Australia: Psychiatric care policy under broad attack

The NSW Government struggled yesterday to defend its policy of putting the mentally ill back into the community after a revolt by police and health industry unions. The NSW Police Association backed its commissioner, Ken Moroney, who said officers should not have to deal with "every madman" being let out. The uproar follows a pitchfork and knife attack, according to Mr Moroney, by a mentally ill man this week on four police officers on the state's central coast, which resulted in serious injuries to three of them. The event has reignited a debate about closing down large mental institutions and releasing patients into the community.

Deputy state Liberal leader Barry O'Farrell said yesterday the Government had implemented only half of the recommendations of the major mental health report by public service strategist David Richmond.

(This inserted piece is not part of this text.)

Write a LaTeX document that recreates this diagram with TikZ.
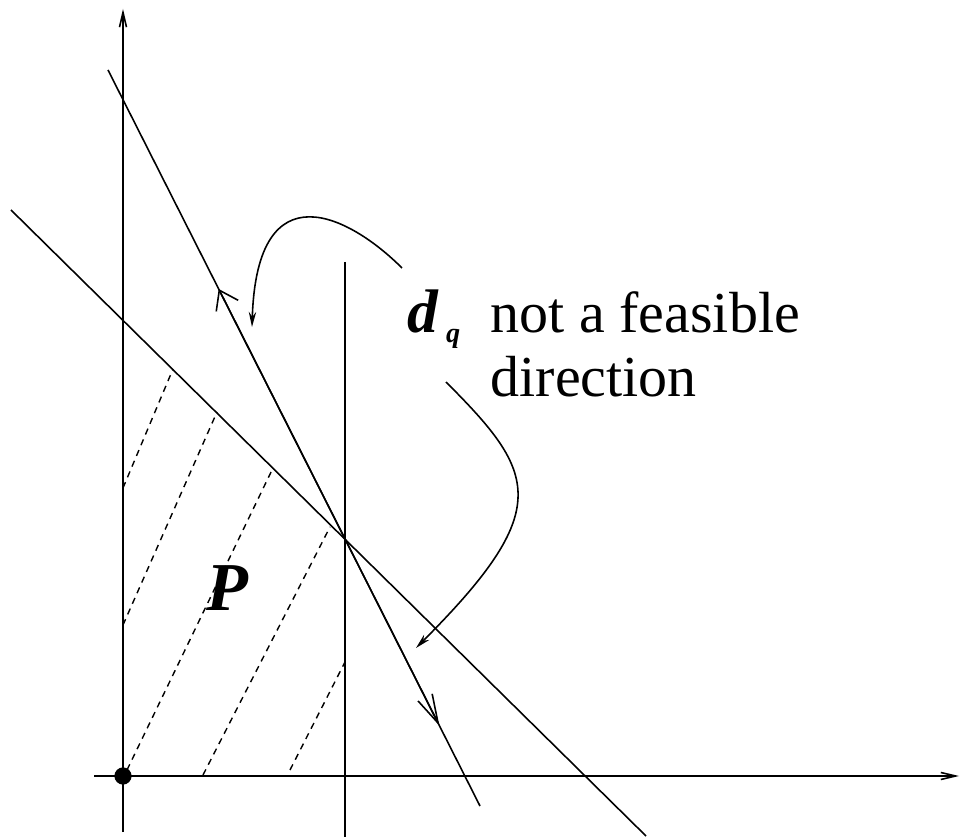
\documentclass[tikz,border=0pt]{standalone}
\usepackage{fontspec}
\setmainfont{Liberation Serif}
\usetikzlibrary{arrows.meta,positioning,calc}

\begin{document}
\begin{tikzpicture}[
    x=0.1mm, y=-0.1mm,
    ln/.style={line width=0.45pt},
    axisln/.style={line width=0.45pt, -{Straight Barb[length=4.2pt, width=2pt]}},
    hatch/.style={line width=0.4pt, dash pattern=on 1.8pt off 1.5pt},
    upbarb/.style={line width=0.45pt, -{Straight Barb[length=5pt, width=7pt]}},
    dnbarb/.style={line width=0.45pt, -{Straight Barb[length=8.2pt, width=4.5pt]}},
    curvarr/.style={line width=0.45pt, -{Stealth[length=4.3pt, width=2.1pt]}},
    origdot/.style={circle, fill, inner sep=0pt, minimum size=4.9pt},
    lbl/.style={font=\fontsize{16.5}{18}\selectfont, inner sep=0pt}
]
\useasboundingbox (0,0) rectangle (960,837);

% axes
\coordinate (ybot) at (123,832);
\coordinate (ytop) at (123,9);
\coordinate (xlft) at (94,776);
\coordinate (xrgt) at (959,776);
\draw[axisln] (ybot) -- (ytop);
\draw[axisln] (xlft) -- (xrgt);
\node[origdot] (O) at (123,776) {};

% constraint lines
\coordinate (X) at (345,539);
\coordinate (Atop) at (108,70);
\coordinate (Abot) at (480,806);
\coordinate (Btop) at (11,210);
\coordinate (Bbot) at (646,836);
\coordinate (Ctop) at (345,262);
\coordinate (Cbot) at (345,837);
\draw[ln] (Atop) -- (Abot);
\draw[ln] (Btop) -- (Bbot);
\draw[ln] (Ctop) -- (Cbot);

% direction arrows on the steep line
\coordinate (Aup) at ($(Atop)!0.2975!(Abot)$);
\coordinate (Adn) at ($(Atop)!0.891!(Abot)$);
\draw[upbarb] (X) -- (Aup);
\draw[dnbarb] (X) -- (Adn);

% hatching of P
\draw[hatch] (123,488) -- (173,369);
\draw[hatch] (123,625) -- (217,412);
\draw[hatch] (127,770) -- (273,468);
\draw[hatch] (203,775) -- (330,527);
\draw[hatch] (290,770) -- (345,662);

% labels
\node[lbl, font=\fontsize{19.5}{21}\selectfont, anchor=base] (P) at (228,611) {\textbf{\textit{P}}};
\node[lbl, anchor=base west] (dq) at (407,333) {\fontsize{17.5}{19}\selectfont\textbf{\textit{d}}\hspace{2pt}\raisebox{-2.6pt}{\fontsize{8}{9}\selectfont\textbf{\textit{q}}}};
\node[lbl, anchor=base west] (feas) at (490,333) {not a feasible};
\node[lbl, anchor=base west] (dirn) at (490,397) {direction};

% curved pointers
\coordinate (c1s) at (402,268);
\coordinate (c1e) at (252,327);
\coordinate (c2s) at (446,382);
\coordinate (c2e) at (416,648);
\draw[curvarr] (c1s) .. controls (350,216) and (257,167) .. (c1e);
\draw[curvarr] (c2s) .. controls (537,473) and (555,509) .. (c2e);
\end{tikzpicture}
\end{document}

The Government had closed down the institutions without providing adequate services to enable discharged patients to cope in society, as Professor Richmond recommended in his 1983 report, Mr O'Farrell said. The secretary of the Comprehensive Area Service Psychiatrists Network, Alan Rosen, said community intervention teams had been "starved of resources". Some had closed down, while others had restricted their hours. Public psychiatry was "chasing its tail" as a result.

The police association's Luke Hannon said the pitchfork case should have been dealt with by trained mental health experts. Health Minister John Hatzistergos claimed yesterday figures ranking NSW fifth in terms of states' per-capita spending on mental health were out of date. State director of forensic mental health John Basson said the Government was trying to catch up with earlier inadequate spending on helping the mentally ill to cope in the community.